It’s no secret that Sydney Chamber Opera, whose production of Elliott Gyger and Pierce Wilcox’s Fly Away Peter premieres at Carriageworks this May, operates on a tight budget. But this does not faze director Imara Savage: “In stripping a piece to its essentials, you work out what it’s really about; you couldn’t at the last minute decide that you wanted an elephant on stage,” she says. “With the right creative team, you can realise a piece without doing a B-grade version of what you’d imagined.”
With or without elephants, Savage is clear about the attraction of opera. “It’s never set in a kitchen; opera doesn’t live in the world of naturalism,” she says, with a laugh. “Fly Away Peter is an epic piece with much that is ephemeral and unknown about it, and I love the challenge of that.”
For emerging directors, there are very few opportunities to direct opera in Sydney. Savage, who has directed Britten’s Owen Wingrave and Philip Glass’ In the Penal Colony for SCO, considers herself lucky to be able to work for the company
“SCO does innovative, exciting and super challenging work, musically and in terms of staging,” she says. As a director she learns from all the productions she directs, but she’s learned the most from working for SCO. “They pick such hard pieces! “ she says, laughing again. “In the Penal Colony and Owen Wingrave had not been staged in Australia for a reason; they’re really hard pieces to do. You look at a project and you think, this is really challenging. But this company doesn’t seem to think like that; they think, ‘Wow! This is really difficult! We’ll do it!’”
In Fly Away Peter, not having a libretto or the full orchestration of the music to use in preparation was Savage’s biggest challenge. Usually, her process would involve taking the score, getting a recording of it and listening to it many times, so that when she walks into the rehearsal room she knows the opera backwards.
“This has been a different process. We received the opera in segments.

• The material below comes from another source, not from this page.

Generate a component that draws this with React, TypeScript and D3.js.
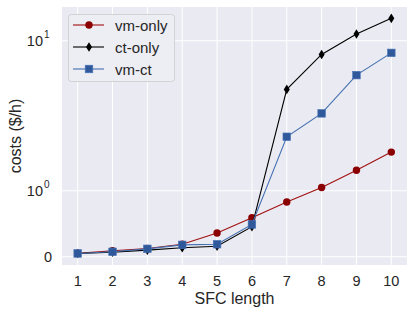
import React from 'react';
import * as d3 from 'd3';

const sfcLength = [1, 2, 3, 4, 5, 6, 7, 8, 9, 10];
const vmOnly = [0.052, 0.09, 0.125, 0.19, 0.36, 0.59, 0.83, 1.05, 1.37, 1.81];
const ctOnly = [0.05, 0.07, 0.1, 0.136, 0.16, 0.455, 4.74, 8.1, 11.1, 14.1];
const vmCt = [0.05, 0.075, 0.12, 0.18, 0.19, 0.49, 2.29, 3.28, 5.9, 8.3];
const seriesNames = ['vm-only', 'ct-only', 'vm-ct'];
const xTicks = [1, 2, 3, 4, 5, 6, 7, 8, 9, 10];

// symlog-ish transform: linear below 1, log above
const LIN = 0.44;
const tf = (v: number) => (v <= 1 ? v * LIN : LIN + Math.log10(v));

const W = 415, H = 315;
const left = 62, right = 407, top = 7, bottom = 265;

const x = d3.scaleLinear().domain([0.55, 10.45]).range([left, right]);
const yT = d3.scaleLinear().domain([-0.055, 1.665]).range([bottom, top]);
const y = (v: number) => yT(tf(v));

const font = '"Liberation Sans", Arial, sans-serif';

const series = [
  { name: seriesNames[0], data: vmOnly, line: '#a01010', fill: '#8b0000', marker: 'circle' },
  { name: seriesNames[1], data: ctOnly, line: '#000000', fill: '#000000', marker: 'diamond' },
  { name: seriesNames[2], data: vmCt, line: '#4470b0', fill: '#30599c', marker: 'square' },
];

function Marker({ kind, cx, cy, fill }: { kind: string; cx: number; cy: number; fill: string }) {
  if (kind === 'circle') return <circle cx={cx} cy={cy} r={3.7} fill={fill} />;
  if (kind === 'square') return <rect x={cx - 3.8} y={cy - 3.8} width={7.6} height={7.6} fill={fill} stroke="#4a76b8" strokeWidth={0.6} />;
  return <path d={`M${cx},${cy - 4.8}L${cx + 3},${cy}L${cx},${cy + 4.8}L${cx - 3},${cy}Z`} fill={fill} />;
}

export default function App() {
  const line = d3.line<number>().x((_, i) => x(sfcLength[i])).y((d) => y(d));
  const yTicks = [
    { v: 0, base: '0', sup: '' },
    { v: 1, base: '10', sup: '0' },
    { v: 10, base: '10', sup: '1' },
  ];
  return (
    <svg width={W} height={H} style={{ position: 'absolute', left: 0, top: 0 }} fontFamily={font}>
      <rect x={0} y={0} width={W} height={H} fill="#ffffff" />
      <rect x={left} y={top} width={right - left} height={bottom - top} fill="#eaeaf2" />
      {xTicks.map((t) => (
        <line key={'gx' + t} x1={x(t)} x2={x(t)} y1={top} y2={bottom} stroke="#ffffff" strokeWidth={1} />
      ))}
      {yTicks.map((t) => (
        <line key={'gy' + t.v} x1={left} x2={right} y1={y(t.v)} y2={y(t.v)} stroke="#ffffff" strokeWidth={1} />
      ))}
      {series.map((s) => (
        <g key={s.name}>
          <path d={line(s.data) || ''} fill="none" stroke={s.line} strokeWidth={1.1} />
          {s.data.map((d, i) => (
            <Marker key={i} kind={s.marker} cx={x(sfcLength[i])} cy={y(d)} fill={s.fill} />
          ))}
        </g>
      ))}
      {xTicks.map((t) => (
        <text key={'tx' + t} x={x(t)} y={285.5} textAnchor="middle" fontSize={14.5} fill="#262626">{t}</text>
      ))}
      {yTicks.map((t) => (
        <text key={'ty' + t.v} x={t.sup ? 43 : 52} y={y(t.v) + 5.5} textAnchor="end" fontSize={14.5} fill="#262626">
          {t.base}
        </text>
      ))}
      {yTicks.filter((t) => t.sup).map((t) => (
        <text key={'ts' + t.v} x={44} y={y(t.v) - 3} fontSize={10} fill="#262626">{t.sup}</text>
      ))}
      <text x={(left + right) / 2} y={304} textAnchor="middle" fontSize={16} fill="#262626">SFC length</text>
      <text transform={`translate(21,${(top + bottom) / 2}) rotate(-90)`} textAnchor="middle" fontSize={16} fill="#262626">costs ($/h)</text>
      <g>
        <rect x={68.5} y={14.5} width={106} height={67} rx={3} fill="#eaeaf2" stroke="#cccccc" strokeWidth={0.8} />
        <rect x={69} y={15} width={105} height={66} rx={3} fill="#ffffff" opacity={0.15} />
        {series.map((s, i) => {
          const ly = 25 + i * 22;
          return (
            <g key={'lg' + s.name}>
              <line x1={73} x2={104} y1={ly} y2={ly} stroke={s.line} strokeWidth={1.1} />
              <Marker kind={s.marker} cx={89} cy={ly} fill={s.fill} />
              <text x={115} y={ly + 5.5} fontSize={15} fill="#262626">{s.name}</text>
            </g>
          );
        })}
      </g>
    </svg>
  );
}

I put my faith in [conductor] Jack [Symonds], who played each part for me and talked me through the instrumentation.” SCO has a history of staging new opera, so although Savage had not worked in this way before, the company had. “They took me through a process that they’d already experienced. “
Conceptualising the piece was, once again, a new experience. “We were creating the directorial concept before we had all the music, in conjunction with Elliott Gyger, the composer,” Savage says. “We knew what the shape of the piece would be, but usually you pick away at the music and libretto in great detail to find out what the concept is going to be.”
Savage had to rely on the novel instead. “What struck me about it were the landscapes: the piece starts in a bird sanctuary in Queensland and ends in the trenches in Europe. [Designer] Elizabeth Gadsby and I had to decide how to create a space that would encompass the transformation of landscape from a place of sanctuary to a place of death.”
In picking a designer, Savage was guided by her instinct that the opera needed an elemental set that was almost like an installation. “Elizabeth comes from an installation background. She had the right sensibility and aesthetic for this piece. “
David Malouf encouraged the Fly Away Peter creative team to find an expression of the novel’s themes suited to the new medium. One of the things they decided to do was not to be literal about their depiction of the horrors of war. Savage says: “The novel’s images have been condensed so that you are hit with them almost one after the other, in a fractured and fragmented kind of way. The opera is like an expressionistic nightmare rather than like a TV drama.”
Carriageworks offers SCO a small, intimate and atmospheric space with an acoustic suited to chamber music, even though it’s a box with no wings and none of the big theatre conventions.
Savage is unfazed. “You play to its strengths,” she says.